The third approach is punishment drugs. In this strategy, an analog is used to produce undesirable side effects of its own when it is taken in conjunction with the abused drug. A well-known example of such a system is disulfuram (Antabuse.RTM.), which produces toxic reactions when taken together with alcohol.
The lack of available significant analogs of cocaine has hampered the significant development of drugs to be used in all three approaches of treatment, namely, replacement drugs, antagonist drugs, and punishment drugs. There is therefore a real and continuing need for the development of a synthesis procedure for cocaine analogs which allow the synthetic chemist to quickly, conveniently and economically develop "tailor made" cocaine analogs. They can then be systematically tested for their suitability as replacement drugs for cocaine, as antagonist drugs for use in cocaine therapy, and for punishment drugs for use in cocaine therapy.

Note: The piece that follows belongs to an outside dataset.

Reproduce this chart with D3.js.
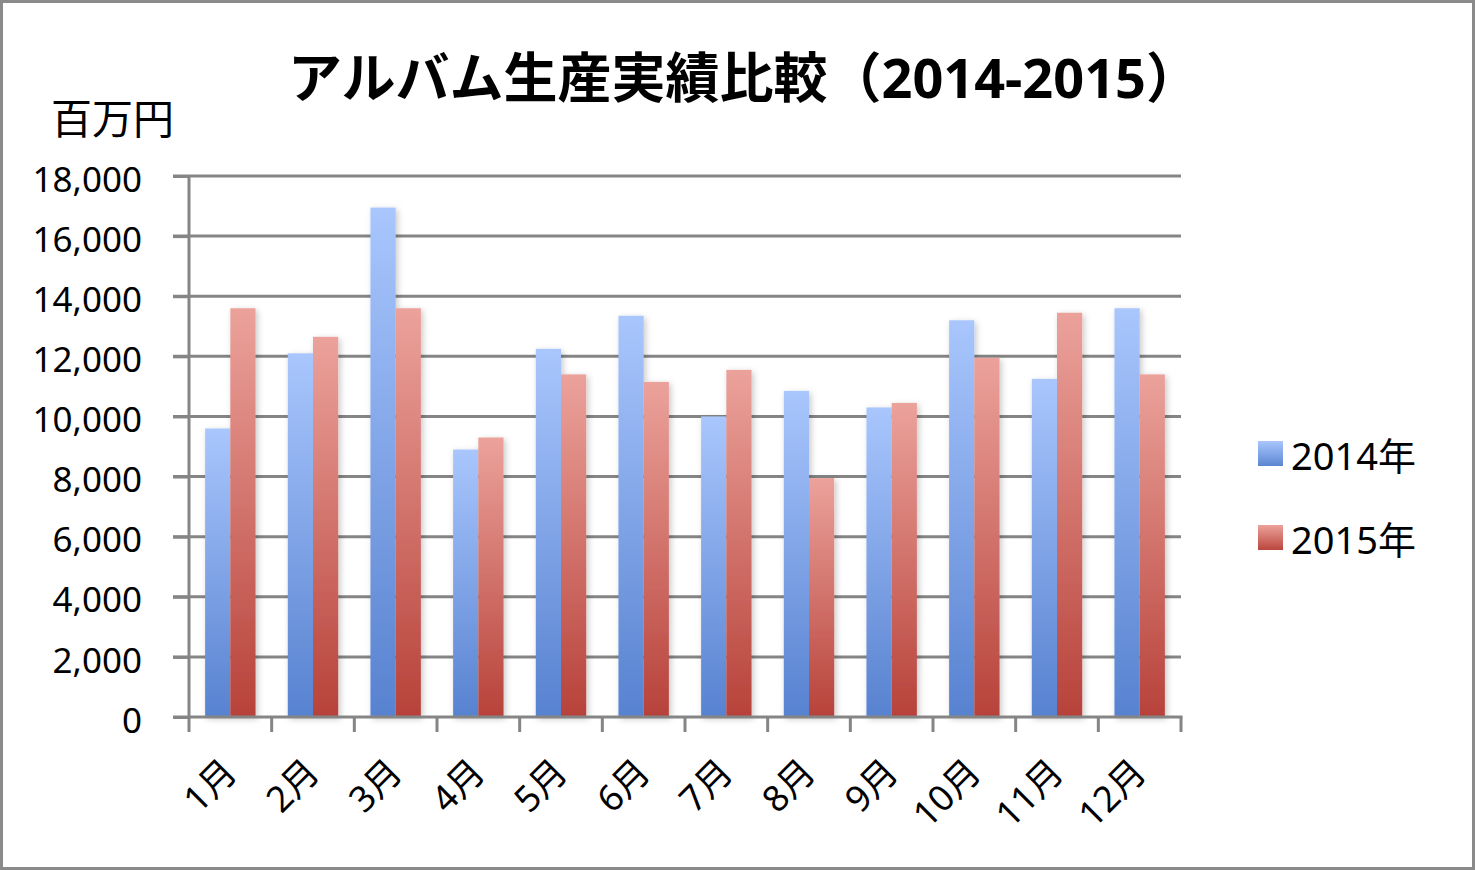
<!DOCTYPE html>
<html><head><meta charset="utf-8">
<script src="https://cdn.jsdelivr.net/npm/d3@7/dist/d3.min.js"></script>
<style>
html,body{margin:0;padding:0;background:#fff;}
svg{display:block;}
text{font-family:"Noto Sans","Noto Sans CJK JP",sans-serif;fill:#000;}
</style></head>
<body>
<script>
const months = ["1月","2月","3月","4月","5月","6月","7月","8月","9月","10月","11月","12月"];
const seriesNames = ["2014年","2015年"];
const values2014 = [9600,12100,16950,8900,12250,13350,10000,10850,10300,13200,11250,13600];
const values2015 = [13600,12650,13600,9300,11400,11150,11550,7950,10450,11950,13450,11400];
const yTicks = [0,2000,4000,6000,8000,10000,12000,14000,16000,18000];
const titleText = "アルバム生産実績比較（2014-2015）";
const unitText = "百万円";

(function(){
const W = 1475, H = 870;
const pLeft = 189, pRight = 1181, pTop = 176, pBottom = 717;

const svg = d3.select("body").append("svg").attr("width", W).attr("height", H);
const defs = svg.append("defs");

function grad(id, c1, c2){
  const g = defs.append("linearGradient").attr("id",id).attr("x1",0).attr("y1",0).attr("x2",0).attr("y2",1);
  g.append("stop").attr("offset","0%").attr("stop-color",c1);
  g.append("stop").attr("offset","100%").attr("stop-color",c2);
}
grad("gBlue","#a9c6fd","#5782d0");
grad("gRed","#eba29b","#b7423a");
grad("lBlue","#a9c6fd","#5c86d2");
grad("lRed","#eba29b","#bb463d");

const shadow = defs.append("filter").attr("id","shadow").attr("x","-30%").attr("y","-10%").attr("width","160%").attr("height","130%");
shadow.append("feDropShadow").attr("dx",2).attr("dy",2).attr("stdDeviation",3).attr("flood-color","#000").attr("flood-opacity",0.22);

// border
svg.append("rect").attr("x",1.5).attr("y",1.5).attr("width",W-3).attr("height",H-3)
  .attr("fill","#fff").attr("stroke","#8a8a8a").attr("stroke-width",3);

const x = d3.scaleBand().domain(months).range([pLeft,pRight]).paddingInner(0.39).paddingOuter(0.195);
const xs = d3.scaleBand().domain(seriesNames).range([0,x.bandwidth()]);
const y = d3.scaleLinear().domain([0,18000]).range([pBottom,pTop]);

// grid
svg.append("g").selectAll("line").data(yTicks.filter(d=>d>0)).join("line")
  .attr("x1",pLeft-16).attr("x2",pRight).attr("y1",d=>y(d)).attr("y2",d=>y(d))
  .attr("stroke","#858585").attr("stroke-width",3);

// bars
const data = months.map((m,i)=>({m, vals:[values2014[i],values2015[i]]}));
const grp = svg.append("g").attr("filter","url(#shadow)");
const gg = grp.selectAll("g").data(data).join("g").attr("transform",d=>`translate(${x(d.m)},0)`);
gg.selectAll("rect").data(d=>d.vals.map((v,j)=>({name:seriesNames[j],v,j}))).join("rect")
  .attr("x",d=>xs(d.name)).attr("width",xs.bandwidth())
  .attr("y",d=>y(d.v)).attr("height",d=>pBottom-y(d.v))
  .attr("fill",d=>d.j===0?"url(#gBlue)":"url(#gRed)");

// y axis
const yAxis = d3.axisLeft(y).tickValues(yTicks).tickFormat(d3.format(",")).tickSize(16).tickPadding(31);
const ya = svg.append("g").attr("transform",`translate(${pLeft},0)`).call(yAxis);
ya.select(".domain").remove();
ya.selectAll("line").attr("stroke","#858585").attr("stroke-width",3);
ya.selectAll("text").attr("font-size",35).attr("fill","#000").attr("y",4)
  .attr("font-family",'"Noto Sans",sans-serif');
svg.append("line").attr("x1",pLeft).attr("x2",pLeft).attr("y1",pTop).attr("y2",pBottom+1.5)
  .attr("stroke","#858585").attr("stroke-width",3);

// x axis
svg.append("line").attr("x1",pLeft-16).attr("x2",pRight+1.5).attr("y1",pBottom).attr("y2",pBottom)
  .attr("stroke","#858585").attr("stroke-width",3);
const tickXs = months.map(m=>x(m)-x.step()*x.paddingInner()/2).concat([pRight]);
svg.append("g").selectAll("line").data(tickXs).join("line")
  .attr("x1",d=>d).attr("x2",d=>d).attr("y1",pBottom).attr("y2",pBottom+15)
  .attr("stroke","#858585").attr("stroke-width",3);
svg.append("g").selectAll("text").data(months).join("text")
  .attr("transform",d=>`translate(${x(d)+x.bandwidth()/2-1},${pBottom+48}) rotate(-45)`)
  .attr("text-anchor","end").attr("dominant-baseline","central")
  .attr("font-size",36).text(d=>d);

// title
svg.append("text").attr("x",744).attr("y",98).attr("text-anchor","middle")
  .attr("font-size",54).attr("font-weight","bold")
  .attr("font-family",'"Noto Sans CJK JP",sans-serif').text(titleText);
svg.append("text").attr("x",51).attr("y",134).attr("font-size",41)
  .attr("font-family",'"Noto Sans CJK JP",sans-serif').text(unitText);

// legend
const legY = [453,537];
const lg = svg.append("g").selectAll("g").data(seriesNames).join("g")
  .attr("transform",(d,i)=>`translate(1258,${legY[i]})`);
lg.append("rect").attr("x",0).attr("y",-12).attr("width",25).attr("height",25)
  .attr("fill",(d,i)=>i===0?"url(#lBlue)":"url(#lRed)");
lg.append("text").attr("x",33).attr("y",2).attr("dominant-baseline","central")
  .attr("font-size",38).text(d=>d);
})();
</script>
</body></html>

Perhaps the main problem with the original approaches to development of cocaine derivatives as used in the art, see for example Clark, et al., Journal of Medicinal Chemistry, 1973, 16,1260; and Clark, et al., U.S. Pat. No. 3,813,404 issued May 28, 1974, is that this original approach uses as a starting material cocaine itself, which therefore limits synthetic flexibility. There is therefore a continuing need for a broader approach to synthesis of cocaine analogs which enables a wider range of cocaine derivatives to be prepared. In this manner, the molecule of cocaine itself can be explored by varying structural moieties on the molecule and the precise mechanism of cocaine action, including precise knowledge about the structure of the cocaine binding site, can be obtained.

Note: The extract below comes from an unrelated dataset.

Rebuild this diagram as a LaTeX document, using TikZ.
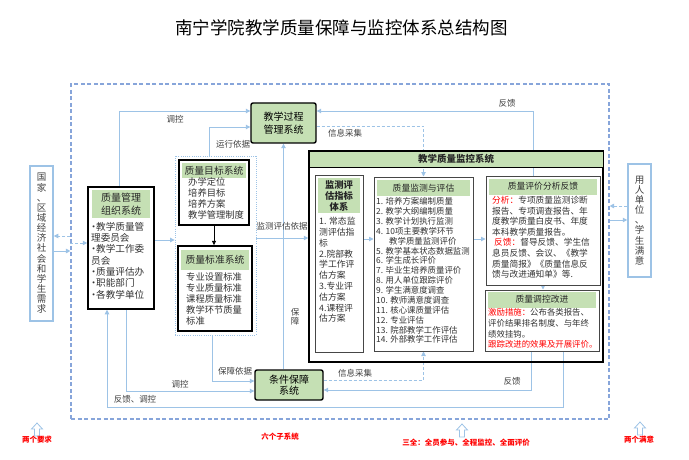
\documentclass[tikz,border=0pt]{standalone}
\usepackage{fontspec}
\setmainfont{Noto Sans CJK SC}
\usetikzlibrary{arrows.meta,calc}
\definecolor{lblue}{RGB}{157,195,230}
\definecolor{dblue}{RGB}{135,165,218}
\definecolor{hgreen}{RGB}{197,224,180}
\definecolor{tgray}{RGB}{64,64,64}
\definecolor{bgray}{RGB}{70,70,70}
\newcommand\mybul{\makebox[5pt][c]{•}}
\pgfdeclarelayer{bg}
\pgfsetlayers{bg,main}
\begin{document}
\begin{tikzpicture}[x=1pt,y=-1pt,
  blink/.style={draw=lblue, line width=0.9pt},
  barrow/.style={blink, -{Triangle[length=4.5pt,width=4.5pt]}},
  dashlink/.style={barrow, dash pattern=on 3pt off 2pt},
  karrow/.style={draw=black, line width=0.8pt, -{Triangle[length=4.5pt,width=4pt]}},
  kbox/.style={draw=black, line width=1.5pt, fill=white, inner sep=0pt},
  ibox/.style={draw=bgray, line width=1pt, fill=white, inner sep=0pt},
  gbox/.style={draw=black, line width=1.4pt, fill=hgreen, rounded corners=2pt, align=center, inner sep=0pt, font=\fontsize{10}{13}\selectfont},
  sbox/.style={draw=lblue, line width=1.5pt, fill=white, align=center, inner sep=0pt, text=tgray, font=\fontsize{9.5}{10.15}\selectfont},
  hdr/.style={fill=hgreen, inner sep=0pt, align=center, text=black!85},
  body/.style={inner sep=0pt, align=left, anchor=north west, text=black!80},
  lab/.style={text=tgray, inner sep=1pt, font=\fontsize{8.5}{9.5}\selectfont},
  redlab/.style={text=red, inner sep=1pt, font=\fontsize{7.5}{9}\selectfont\bfseries},
  hollow/.style={draw=lblue, line width=0.8pt, fill=white},
  outerbox/.style={draw=dblue, line width=1.1pt, dash pattern=on 4pt off 2.5pt, inner sep=0pt},
  dotbox/.style={draw=lblue, line width=0.8pt, dash pattern=on 1pt off 1.2pt, inner sep=0pt}]
\useasboundingbox (0,0) rectangle (689,460);

% title
\node (title) at (341.5,28) {\fontsize{17.5}{20}\selectfont 南宁学院教学质量保障与监控体系总结构图};

% outer dashed frame
\node[outerbox, minimum width=538pt, minimum height=335pt] (outer) at (340,251.5) {};

% side boxes
\node[sbox, minimum width=23pt, minimum height=155pt] (need) at (41.5,243.5)
  {国\\家\\、\\区\\域\\经\\济\\社\\会\\和\\学\\生\\需\\求};
\node[sbox, minimum width=23pt, minimum height=113pt] (serve) at (639.5,220.5)
  {用\\人\\单\\位\\、\\学\\生\\满\\意};

% quality management organisation
\node[kbox, minimum width=66pt, minimum height=122pt] (org) at (121,248) {};
\node[hdr, minimum width=58pt, minimum height=28pt, font=\fontsize{10}{12.5}\selectfont] (orgh) at (121,204) {质量管理\\组织系统};
\node[body, font=\fontsize{9.6}{11.3}\selectfont] (orgb) at (91,222)
  {\mybul 教学质量管\\理委员会\\\mybul 教学工作委\\员会\\\mybul 质量评估办\\\mybul 职能部门\\\mybul 各教学单位};

% dotted group
\node[dotbox, minimum width=81pt, minimum height=179pt] (dotbox) at (215.5,245.5) {};
\node[kbox, minimum width=70pt, minimum height=65pt] (goal) at (214,192.5) {};
\node[hdr, minimum width=64pt, minimum height=15pt, font=\fontsize{9.8}{11}\selectfont] (goalh) at (214,170.5) {质量目标系统};
\node[body, font=\fontsize{9.3}{11.3}\selectfont] (goalb) at (188,177)
  {办学定位\\培养目标\\培养方案\\教学管理制度};
\node[kbox, minimum width=74pt, minimum height=85pt] (std) at (215,288.5) {};
\node[hdr, minimum width=68pt, minimum height=20pt, font=\fontsize{9.8}{11}\selectfont] (stdh) at (215,259.5) {质量标准系统};
\node[body, font=\fontsize{9.3}{11}\selectfont] (stdb) at (186,272)
  {专业设置标准\\专业质量标准\\课程质量标准\\教学环节质量\\标准};

% process & condition systems
\node[gbox, minimum width=65pt, minimum height=40pt] (proc) at (283.5,123) {教学过程\\管理系统};
\node[gbox, minimum width=68pt, minimum height=30pt, font=\fontsize{10}{11.5}\selectfont] (cond) at (289,385) {条件保障\\系统};

% monitoring system
\node[draw=black, line width=1.5pt, minimum width=294pt, minimum height=211pt, inner sep=0pt] (mon) at (456,256.5) {};
\node[hdr, draw=black, line width=0.8pt, minimum width=294pt, minimum height=16pt, font=\fontsize{9.5}{11}\selectfont\bfseries] (monh) at (456,159) {教学质量监控系统};

\node[ibox, minimum width=48pt, minimum height=177pt] (ind) at (339,263.5) {};
\node[hdr, minimum width=42pt, minimum height=35pt, font=\fontsize{9.3}{11}\selectfont\bfseries] (indh) at (339,195.5) {监测评\\估指标\\体系};
\node[body, font=\fontsize{8.8}{10.8}\selectfont] (indb) at (319,217)
  {1. 常态监\\测评估指\\标\\2.院部教\\学工作评\\估方案\\3.专业评\\估方案\\4.课程评\\估方案};

\node[ibox, minimum width=99pt, minimum height=174pt] (qm) at (423.5,264) {};
\node[hdr, minimum width=93pt, minimum height=16pt, font=\fontsize{8.8}{10}\selectfont] (qmh) at (423.5,188) {质量监测与评估};
\node[body, font=\fontsize{8.4}{9.86}\selectfont] (qmb) at (376,197.5)
  {1. 培养方案编制质量\\2. 教学大纲编制质量\\3. 教学计划执行监测\\4. 10项主要教学环节\\\hspace*{13pt}教学质量监测评价\\5. 教学基本状态数据监测\\6. 学生成长评价\\7. 毕业生培养质量评价\\8. 用人单位跟踪评价\\9. 学生满意度调查\\10. 教师满意度调查\\11. 核心课质量评估\\12. 专业评估\\13. 院部教学工作评估\\14. 外部教学工作评估};

\node[ibox, minimum width=114pt, minimum height=109pt] (eval) at (543,230.5) {};
\node[hdr, minimum width=108pt, minimum height=16pt, font=\fontsize{8.8}{10}\selectfont] (evalh) at (543,186.5) {质量评价分析反馈};
\node[body, font=\fontsize{8.7}{10.6}\selectfont] (evalb) at (492,196)
  {\textcolor{red}{分析：}专项质量监测诊断\\报告、专项调查报告、年\\度教学质量白皮书、年度\\本科教学质量报告。\\\hspace*{2pt}\textcolor{red}{反馈：}督导反馈、学生信\\息员反馈、会议、《教学\\质量简报》《质量信息反\\馈与改进通知单》等.};

\node[ibox, minimum width=114pt, minimum height=61pt] (ctrl) at (542,320.5) {};
\node[hdr, minimum width=108pt, minimum height=16pt, font=\fontsize{8.8}{10}\selectfont] (ctrlh) at (542,299.5) {质量调控改进};
\node[body, font=\fontsize{8.4}{10.7}\selectfont] (ctrlb) at (488,308.5)
  {\textcolor{red}{激励措施：}公布各类报告、\\评价结果排名制度、与年终\\绩效挂钩。\\\textcolor{red}{跟踪改进的效果及开展评价。}};

% helper coordinates
\coordinate (yL1) at (0,251);
\coordinate (yL2) at (0,236);
\coordinate (yL3) at (0,243);
\coordinate (yR1) at (0,206);
\coordinate (yR2) at (0,220);
\coordinate (yM) at (0,240);
\coordinate (yM2) at (0,238);
\coordinate (yI) at (0,239);
\coordinate (yT1) at (0,111);
\coordinate (yT2) at (0,127);
\coordinate (yT3) at (0,126);
\coordinate (xO1) at (119,0);
\coordinate (xD1) at (209,0);
\coordinate (xE1) at (533,0);
\coordinate (xD2) at (212,0);
\coordinate (xO2) at (126,0);
\coordinate (xO3) at (107,0);
\coordinate (xC1) at (563,0);
\coordinate (xC2) at (531,0);
\coordinate (yB1) at (0,381);
\coordinate (yB2) at (0,391);
\coordinate (yB3) at (0,407);
\coordinate (yB4) at (0,390);
\coordinate (yB5) at (0,380);

\begin{pgfonlayer}{bg}
% left / right
\draw[barrow] (need.east |- yL1) -- (outer.west |- yL1);
\draw[dashlink] (outer.west |- yL2) -- (need.east |- yL2);
\draw[dashlink] (outer.west |- yL3) -- (org.west |- yL3);
\draw[dashlink] (serve.west |- yR1) -- (outer.east |- yR1);
\draw[barrow] (outer.east |- yR2) -- (serve.west |- yR2);
% middle
\draw[barrow] (org.east |- yM) -- (dotbox.west |- yM);
\draw[barrow] (dotbox.east |- yM2) -- (mon.west |- yM2);
\draw[barrow] (ind.east |- yI) -- (qm.west |- yI);
\draw[barrow] (qm.east |- yI) -- (eval.west |- yI);
\draw[barrow] (eval.south) -- (eval.south |- ctrl.north);
% top
\draw[barrow] (org.north -| xO1) |- (proc.west |- yT1);
\draw[barrow] (dotbox.north -| xD1) |- (proc.west |- yT2);
\draw[barrow] (eval.north -| xE1) |- (proc.east |- yT1);
\draw[dashlink] (proc.east |- yT3) -| (qm.north);
\draw[barrow] (cond.north -| proc.south) -- (proc.south);
% bottom
\draw[barrow] (dotbox.south -| xD2) |- (cond.west |- yB1);
\draw[barrow] (org.south -| xO2) |- (cond.west |- yB2);
\draw[barrow] (ctrl.south -| xC1) |- (xO3 |- yB3) -- (org.south -| xO3);
\draw[barrow] (ctrl.south -| xC2) |- (cond.east |- yB4);
\draw[dashlink] (cond.east |- yB5) -| (qm.south);
\end{pgfonlayer}

\draw[karrow] (goal.south) -- (goal.south |- std.north);

% connector labels
\node[lab] (l1) at (175,119) {调控};
\node[lab] (l2) at (233,144) {运行依据};
\node[lab] (l3) at (507,103) {反馈};
\node[lab] (l4) at (345,133) {信息采集};
\node[lab] (l5) at (282,226) {监测评估依据};
\node[lab, align=center, font=\fontsize{8.5}{9.5}\selectfont] (l6) at (295,317) {保\\障};
\node[lab] (l7) at (235,371) {保障依据};
\node[lab] (l8) at (180,384) {调控};
\node[lab] (l9) at (135,399) {反馈、调控};
\node[lab] (l10) at (512,381) {反馈};
\node[lab] (l11) at (355,373) {信息采集};

% hollow arrows
\draw[hollow, shift={(37,423)}] (-2.5,13) -- (-2.5,6) -- (-5.5,6) -- (0,0) -- (5.5,6) -- (2.5,6) -- (2.5,13) -- cycle;
\draw[hollow, shift={(462,424)}] (-2.5,13) -- (-2.5,6) -- (-5.5,6) -- (0,0) -- (5.5,6) -- (2.5,6) -- (2.5,13) -- cycle;
\draw[hollow, shift={(640,422)}] (-2.5,13) -- (-2.5,6) -- (-5.5,6) -- (0,0) -- (5.5,6) -- (2.5,6) -- (2.5,13) -- cycle;

% red labels
\node[redlab] (r1) at (37,439.5) {两个要求};
\node[redlab] (r2) at (280,437) {六个子系统};
\node[redlab] (r3) at (466,443) {三全：全员参与、全程监控、全面评价};
\node[redlab] (r4) at (639,440) {两个满意};
\end{tikzpicture}
\end{document}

Accordingly, it is a primary object of the present invention to provide a novel synthesis process for cocaine analogs which does not use cocaine as its starting material.
Another primary objective of the present invention is to provide a process for development of cocaine analogs which can be investigated for their use as replacement drugs in cocaine therapy, as antagonist drugs for use in cocaine therapy, and as punishment drugs for use in cocaine therapy.
A still further objective of the present invention is to provide a wide range of cocaine derivatives which can be systematically used and tested for a chemical strategy for producing specific knowledge of the cocaine structure-activity relationship, so that a rational pharmacological approach can be obtained to devising effective blocking agents.
A yet further objective of the present invention is to provide novel pharmacologically active 3-aryltropane derivatives which have potent activity in binding assays substantially higher than known cocaine analogs, thus allowing the compounds to effectively mediate the effect of cocaine by binding to the dopamine transport site in the brain.
The method and manner of accomplishing each of the above objectives, as well as others, will become apparent from the detailed description of the invention which follows hereinafter.